Por distintos motivos, me ha tocado conversar respecto a este tema con diferentes personas, hombres y mujeres de distintas edades y lo que recurrentemente escucho es: “ahhh, pero tú consumías azúcar todos los días, poh. Yo con suerte una vez a la semana me como un quequito, un pedazo de torta o un postre. Al café/té nunca le he puesto azúcar. ¡Por suerte no tengo tu problema!”. Pero, ¿saben qué? Yo tampoco le pongo azúcar a mi té desde hace ya unos 8 años y ese pedazo de torta o ese postre también me lo comía una vez a la semana… ¿y qué hay de las galletas que comemos en una reunión? ¿o de ese super 8 que nos zampamos en un ataque de hambre a las 11 de la mañana? O, peor aún, ¿qué hay de todos aquellos procesados que, aún siendo salados, contienen azúcar? Porque, queridos amigos, por si no lo sabían, les cuento que gran parte de los procesados llevan este veneno: pastas, arroz, salsa de tomate, mostaza, ketchup, mayonesa, snacks varios, el pan de las hamburguesas de esa cadena de comida rápida que tanto te gusta… todo, todo, ¡todo tiene azúcar! Para qué vamos a hablar de la (personal) desconfianza en la información que contienen las etiquetas, eso sería fácilmente reconocible como paranoia, ¿no?

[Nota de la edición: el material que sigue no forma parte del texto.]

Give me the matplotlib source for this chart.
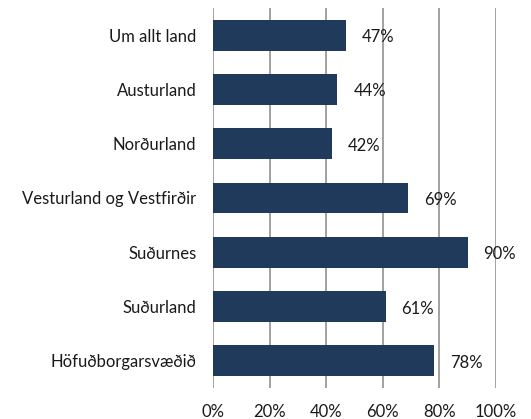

Una de las preguntas más reiterativas de parte de quienes se han interesado en el tema, asumiendo también la adicción, es cómo ganarle a las ansias de “algo dulce”. Yo hago varias cosas para eso: lo primero es tener por ahí un chocolatito sin azúcar (hoy contamos con varias alternativas en el mercado), al que recurro sólo cuando me estoy “trepando por las paredes”, jajaja. La miel también ha sido una de mis grandes amigas en este camino, aunque procuro no abusar de ella. Además, mi gusto por la cocina me ha llevado a profundizar más y más en la cocina sin azúcar (ya llevo 2 o 3 años experimentando la “cocina saludable”), así es que recurrentemente estoy probando una nueva receta de brownies, helados de fruta, bombones libres de azúcar y miles de delicias muy fáciles y rápidas de preparar. Al final todo se trata de entender en profundidad por qué estamos haciendo tal o cual cosa. De ahí que, para mí, el argumento de “no comas azúcar (u otra cosa) porque hace mal” o “porque engorda” no me vale. Yo soy de las que necesita un motivo de mayor peso (y apuesto a que a muchos les pasa) y así como lo tuve con el daño que produce el gluten o lo nefasto que resultan los lácteos, también lo tuve con el azúcar y a partir de ahí se produjo el clic del cambio y nació el “querer”, sacándolo de la obligación y de la tortura en la que se transforma dejar de comer algo que siempre nos pareció un total y completo manjar de dioses.